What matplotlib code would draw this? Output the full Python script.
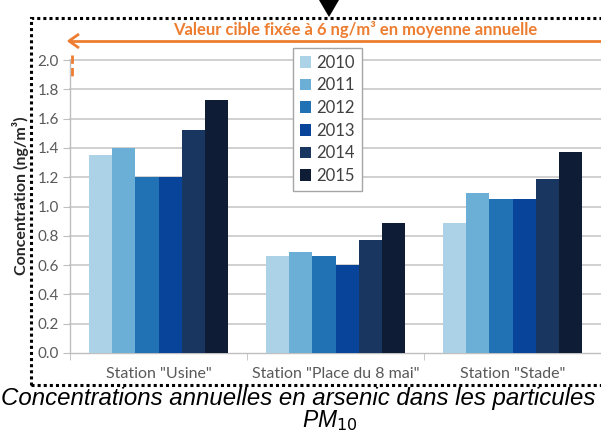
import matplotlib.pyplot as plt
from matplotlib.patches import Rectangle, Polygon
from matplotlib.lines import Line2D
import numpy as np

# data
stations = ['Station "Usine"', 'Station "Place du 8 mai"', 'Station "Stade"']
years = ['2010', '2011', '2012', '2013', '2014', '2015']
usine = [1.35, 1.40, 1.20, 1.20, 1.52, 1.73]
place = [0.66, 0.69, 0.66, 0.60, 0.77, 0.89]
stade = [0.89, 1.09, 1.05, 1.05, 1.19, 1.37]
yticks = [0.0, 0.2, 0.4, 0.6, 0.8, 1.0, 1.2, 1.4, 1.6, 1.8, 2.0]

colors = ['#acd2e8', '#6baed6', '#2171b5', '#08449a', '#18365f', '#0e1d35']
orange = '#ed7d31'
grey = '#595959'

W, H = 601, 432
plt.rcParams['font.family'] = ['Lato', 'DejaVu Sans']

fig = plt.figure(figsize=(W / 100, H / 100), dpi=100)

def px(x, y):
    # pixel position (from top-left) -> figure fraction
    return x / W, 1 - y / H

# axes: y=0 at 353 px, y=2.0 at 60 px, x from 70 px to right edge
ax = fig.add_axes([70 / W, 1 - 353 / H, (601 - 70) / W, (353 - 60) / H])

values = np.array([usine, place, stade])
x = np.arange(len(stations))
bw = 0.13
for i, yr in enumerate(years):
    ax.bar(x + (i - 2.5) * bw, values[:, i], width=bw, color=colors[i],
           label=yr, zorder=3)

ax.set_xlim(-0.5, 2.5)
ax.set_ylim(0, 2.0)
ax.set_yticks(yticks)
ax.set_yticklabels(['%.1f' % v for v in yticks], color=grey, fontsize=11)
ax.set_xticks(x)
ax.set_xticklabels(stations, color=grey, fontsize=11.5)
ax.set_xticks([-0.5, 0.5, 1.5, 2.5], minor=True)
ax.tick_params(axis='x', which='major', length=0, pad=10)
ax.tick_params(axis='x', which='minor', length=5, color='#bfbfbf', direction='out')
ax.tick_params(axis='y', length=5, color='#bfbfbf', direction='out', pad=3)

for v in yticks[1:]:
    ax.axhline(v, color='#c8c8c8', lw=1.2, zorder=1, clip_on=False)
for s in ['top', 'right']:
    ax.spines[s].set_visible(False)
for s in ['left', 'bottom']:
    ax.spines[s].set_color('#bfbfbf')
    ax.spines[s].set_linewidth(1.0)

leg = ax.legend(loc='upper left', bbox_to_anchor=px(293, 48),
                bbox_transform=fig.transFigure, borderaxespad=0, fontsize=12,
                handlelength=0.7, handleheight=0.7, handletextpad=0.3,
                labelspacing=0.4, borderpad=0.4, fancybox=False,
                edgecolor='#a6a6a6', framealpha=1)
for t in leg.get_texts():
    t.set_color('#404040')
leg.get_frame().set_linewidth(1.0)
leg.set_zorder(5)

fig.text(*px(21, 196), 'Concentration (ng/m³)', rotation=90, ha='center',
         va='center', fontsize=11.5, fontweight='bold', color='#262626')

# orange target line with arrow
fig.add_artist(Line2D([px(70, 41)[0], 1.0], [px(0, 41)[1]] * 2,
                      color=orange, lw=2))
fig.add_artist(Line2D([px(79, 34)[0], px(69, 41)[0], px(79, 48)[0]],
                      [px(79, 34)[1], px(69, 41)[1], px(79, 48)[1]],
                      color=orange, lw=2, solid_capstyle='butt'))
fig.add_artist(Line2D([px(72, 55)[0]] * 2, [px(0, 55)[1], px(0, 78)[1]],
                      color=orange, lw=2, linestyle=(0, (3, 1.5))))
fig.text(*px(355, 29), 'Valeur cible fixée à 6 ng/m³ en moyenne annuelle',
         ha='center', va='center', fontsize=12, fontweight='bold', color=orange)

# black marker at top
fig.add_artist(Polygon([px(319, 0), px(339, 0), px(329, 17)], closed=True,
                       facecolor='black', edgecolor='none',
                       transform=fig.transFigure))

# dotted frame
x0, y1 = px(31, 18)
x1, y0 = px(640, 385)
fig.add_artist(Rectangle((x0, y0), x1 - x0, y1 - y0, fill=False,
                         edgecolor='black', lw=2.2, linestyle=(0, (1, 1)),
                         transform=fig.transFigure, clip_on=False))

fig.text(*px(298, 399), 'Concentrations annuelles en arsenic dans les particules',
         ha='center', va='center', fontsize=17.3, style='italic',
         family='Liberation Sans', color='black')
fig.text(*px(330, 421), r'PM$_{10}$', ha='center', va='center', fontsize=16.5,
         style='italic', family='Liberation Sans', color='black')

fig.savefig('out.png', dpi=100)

_Instructions for the task:_ Omit the pictures and give the material again, exactly and in full.

_Complete output:_
What matplotlib code would draw this? Output the full Python script.
import matplotlib.pyplot as plt
from matplotlib.patches import Rectangle, Polygon
from matplotlib.lines import Line2D
import numpy as np

# data
stations = ['Station "Usine"', 'Station "Place du 8 mai"', 'Station "Stade"']
years = ['2010', '2011', '2012', '2013', '2014', '2015']
usine = [1.35, 1.40, 1.20, 1.20, 1.52, 1.73]
place = [0.66, 0.69, 0.66, 0.60, 0.77, 0.89]
stade = [0.89, 1.09, 1.05, 1.05, 1.19, 1.37]
yticks = [0.0, 0.2, 0.4, 0.6, 0.8, 1.0, 1.2, 1.4, 1.6, 1.8, 2.0]

colors = ['#acd2e8', '#6baed6', '#2171b5', '#08449a', '#18365f', '#0e1d35']
orange = '#ed7d31'
grey = '#595959'

W, H = 601, 432
plt.rcParams['font.family'] = ['Lato', 'DejaVu Sans']

fig = plt.figure(figsize=(W / 100, H / 100), dpi=100)

def px(x, y):
    # pixel position (from top-left) -> figure fraction
    return x / W, 1 - y / H

# axes: y=0 at 353 px, y=2.0 at 60 px, x from 70 px to right edge
ax = fig.add_axes([70 / W, 1 - 353 / H, (601 - 70) / W, (353 - 60) / H])

values = np.array([usine, place, stade])
x = np.arange(len(stations))
bw = 0.13
for i, yr in enumerate(years):
    ax.bar(x + (i - 2.5) * bw, values[:, i], width=bw, color=colors[i],
           label=yr, zorder=3)

ax.set_xlim(-0.5, 2.5)
ax.set_ylim(0, 2.0)
ax.set_yticks(yticks)
ax.set_yticklabels(['%.1f' % v for v in yticks], color=grey, fontsize=11)
ax.set_xticks(x)
ax.set_xticklabels(stations, color=grey, fontsize=11.5)
ax.set_xticks([-0.5, 0.5, 1.5, 2.5], minor=True)
ax.tick_params(axis='x', which='major', length=0, pad=10)
ax.tick_params(axis='x', which='minor', length=5, color='#bfbfbf', direction='out')
ax.tick_params(axis='y', length=5, color='#bfbfbf', direction='out', pad=3)

for v in yticks[1:]:
    ax.axhline(v, color='#c8c8c8', lw=1.2, zorder=1, clip_on=False)
for s in ['top', 'right']:
    ax.spines[s].set_visible(False)
for s in ['left', 'bottom']:
    ax.spines[s].set_color('#bfbfbf')
    ax.spines[s].set_linewidth(1.0)

leg = ax.legend(loc='upper left', bbox_to_anchor=px(293, 48),
                bbox_transform=fig.transFigure, borderaxespad=0, fontsize=12,
                handlelength=0.7, handleheight=0.7, handletextpad=0.3,
                labelspacing=0.4, borderpad=0.4, fancybox=False,
                edgecolor='#a6a6a6', framealpha=1)
for t in leg.get_texts():
    t.set_color('#404040')
leg.get_frame().set_linewidth(1.0)
leg.set_zorder(5)

fig.text(*px(21, 196), 'Concentration (ng/m³)', rotation=90, ha='center',
         va='center', fontsize=11.5, fontweight='bold', color='#262626')

# orange target line with arrow
fig.add_artist(Line2D([px(70, 41)[0], 1.0], [px(0, 41)[1]] * 2,
                      color=orange, lw=2))
fig.add_artist(Line2D([px(79, 34)[0], px(69, 41)[0], px(79, 48)[0]],
                      [px(79, 34)[1], px(69, 41)[1], px(79, 48)[1]],
                      color=orange, lw=2, solid_capstyle='butt'))
fig.add_artist(Line2D([px(72, 55)[0]] * 2, [px(0, 55)[1], px(0, 78)[1]],
                      color=orange, lw=2, linestyle=(0, (3, 1.5))))
fig.text(*px(355, 29), 'Valeur cible fixée à 6 ng/m³ en moyenne annuelle',
         ha='center', va='center', fontsize=12, fontweight='bold', color=orange)

# black marker at top
fig.add_artist(Polygon([px(319, 0), px(339, 0), px(329, 17)], closed=True,
                       facecolor='black', edgecolor='none',
                       transform=fig.transFigure))

# dotted frame
x0, y1 = px(31, 18)
x1, y0 = px(640, 385)
fig.add_artist(Rectangle((x0, y0), x1 - x0, y1 - y0, fill=False,
                         edgecolor='black', lw=2.2, linestyle=(0, (1, 1)),
                         transform=fig.transFigure, clip_on=False))

fig.text(*px(298, 399), 'Concentrations annuelles en arsenic dans les particules',
         ha='center', va='center', fontsize=17.3, style='italic',
         family='Liberation Sans', color='black')
fig.text(*px(330, 421), r'PM$_{10}$', ha='center', va='center', fontsize=16.5,
         style='italic', family='Liberation Sans', color='black')

fig.savefig('out.png', dpi=100)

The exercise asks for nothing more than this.